The accounting for restructuring charges is unusual in that it permits companies in many circumstances to record a liability based on management's intent. We recommend that the supplemental 8-K disclosures should include information when the company's board commit to a course of action on restructuring. In addition, they should provide subsequent disclosure when details related to the restructuring such as any related costs, potential write-downs (reclassification), impact on operations, recognition of any liabilities, and time frame are better known. Furthermore, we would include cost estimates to improve timely disclosure.

Companies also should be required to update the disclosure if there is any material change in the previously disclosed information. These changes could include a determination that the charge previously disclosed in an 8-K or 10-Q filing would be materially different and, for example, a reversal of the charge would be recorded in the quarter.

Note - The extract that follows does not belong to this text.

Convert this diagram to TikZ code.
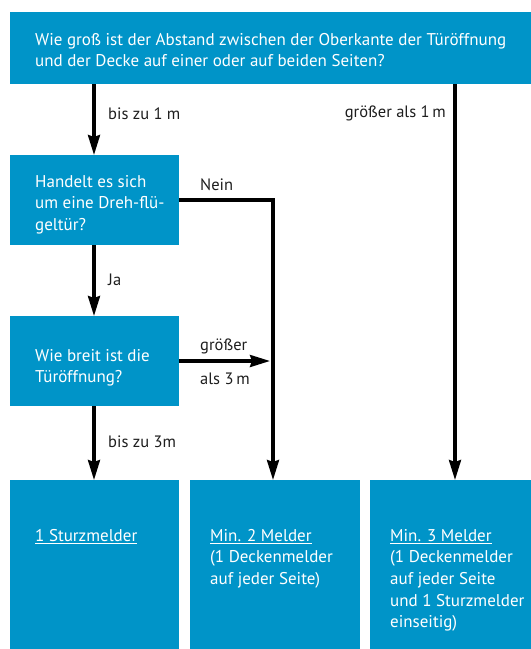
\documentclass[tikz,border=0pt]{standalone}
\usepackage{fontspec}
\setmainfont{PT Sans}
\usetikzlibrary{arrows.meta}
\definecolor{boxblue}{HTML}{0094C8}
\definecolor{lblcol}{HTML}{1E1E1E}
\begin{document}
\begin{tikzpicture}[x=1pt,y=-1pt,
  box/.style={fill=boxblue, draw=none, inner sep=0pt, anchor=north west},
  txt/.style={text=white, font=\fontsize{17}{21.7}\selectfont, align=left, anchor=north west, inner sep=0pt},
  lbl/.style={text=lblcol, font=\fontsize{16.5}{21.7}\selectfont, anchor=base west, inner sep=0pt},
  arr/.style={line width=3.2pt, -{Stealth[length=20pt,width=12pt,inset=2pt]}},
  ln/.style={line width=3.2pt}]
\useasboundingbox (0,0) rectangle (531,649);
% boxes
\node[box, minimum width=521pt, minimum height=72pt] (q1) at (10,12) {};
\node[box, minimum width=169pt, minimum height=90pt] (q2) at (10,155) {};
\node[box, minimum width=169pt, minimum height=90pt] (q3) at (10,316) {};
\node[box, minimum width=169pt, minimum height=169pt] (r1) at (10,480) {};
\node[box, minimum width=170pt, minimum height=169pt] (r2) at (190,480) {};
\node[box, minimum width=161pt, minimum height=169pt] (r3) at (370,480) {};
% texts (first-line baseline = y + 15.19)
\node[txt] (t1) at (35,29.8) {\strut Wie groß ist der Abstand zwischen der Oberkante der Türöffnung\\und der Decke auf einer oder auf beiden Seiten?};
\node[txt] (t2) at (35,171.8) {\strut Handelt es sich\\um eine Dreh-flü-\\geltür?};
\node[txt] (t3) at (35,345.8) {\strut Wie breit ist die\\Türöffnung?};
\node[txt] (t4) at (35,525.8) {\strut\underline{1 Sturzmelder}};
\node[txt] (t5) at (210,525.8) {\strut\underline{Min. 2 Melder}\\(1 Deckenmelder\\auf jeder Seite)};
\node[txt] (t6) at (390,525.8) {\strut\underline{Min. 3 Melder}\\(1 Deckenmelder\\auf jeder Seite\\und 1 Sturzmelder\\einseitig)};
% coordinates
\coordinate (c1) at (273,200);
\coordinate (c2) at (270,361);
% connectors
\draw[arr] (q1.south -| 94,0) -- (q2.north -| 94,0);
\draw[arr] (q1.south -| 455,0) -- (r3.north -| 455,0);
\draw[arr] (q2.south -| 94,0) -- (q3.north -| 94,0);
\draw[arr] (q3.south -| 94,0) -- (r1.north -| 94,0);
\draw[ln, line join=miter] (q2.east |- c1) -- (c1) -- ++(0,100);
\draw[arr] (c1) -- (r2.north -| c1);
\draw[arr] (q3.east |- c2) -- (c2);
% labels
\node[lbl] (l1) at (108,119) {bis zu 1 m};
\node[lbl, anchor=base east] (l2) at (446,117) {größer als 1\,m};
\node[lbl] (l3) at (200,190) {Nein};
\node[lbl] (l4) at (108,285) {Ja};
\node[lbl] (l5) at (200,350) {größer};
\node[lbl] (l6) at (200,384) {als 3\,m};
\node[lbl] (l7) at (108,447) {bis zu 3m};
\end{tikzpicture}
\end{document}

Section 3 - Securities and Trading Market

Rating Agency Decisions (Item 3.01)

We agree that a registrant should provide disclosure when notified by a rating agency of any initiation, withdrawal or change in credit rating assigned to the company or any class of debt or preferred security or other indebtedness of the company (including securities or obligations as to which the company is a guarantor or has a contingent financial obligation). We agree that the placement of the disclosure should be uniform, so that investors know where to look for this information.

Section 4 - Matters Related to Accountants

Non-Reliance on Previously Issued Financial Statements or a Related Audit Report (Item 4.02)

We support the timely disclosure of any decision rendered by the audit committee, the board of directors, or the company's officers that any of the company's previously-issued financial statements should no longer be relied upon. We believe that non-reliance on financial statements should be assessed from the perspective of investors, and their ability to make informed investment decisions. Accordingly, non-reliance would not be limited to only negative impact or changes.

Section 5 - Corporate Governance and Management

Departures of Directors or Principal Officer; Election of Directors; Appointment of Principal Officers (Item 5.02)

As we understand the proposal, item 5.02(a) would require a company to disclose the substance of written correspondence provided by a director addressing the reasons for a departure, even if the director had not formally requested the company publicly disclose the matter.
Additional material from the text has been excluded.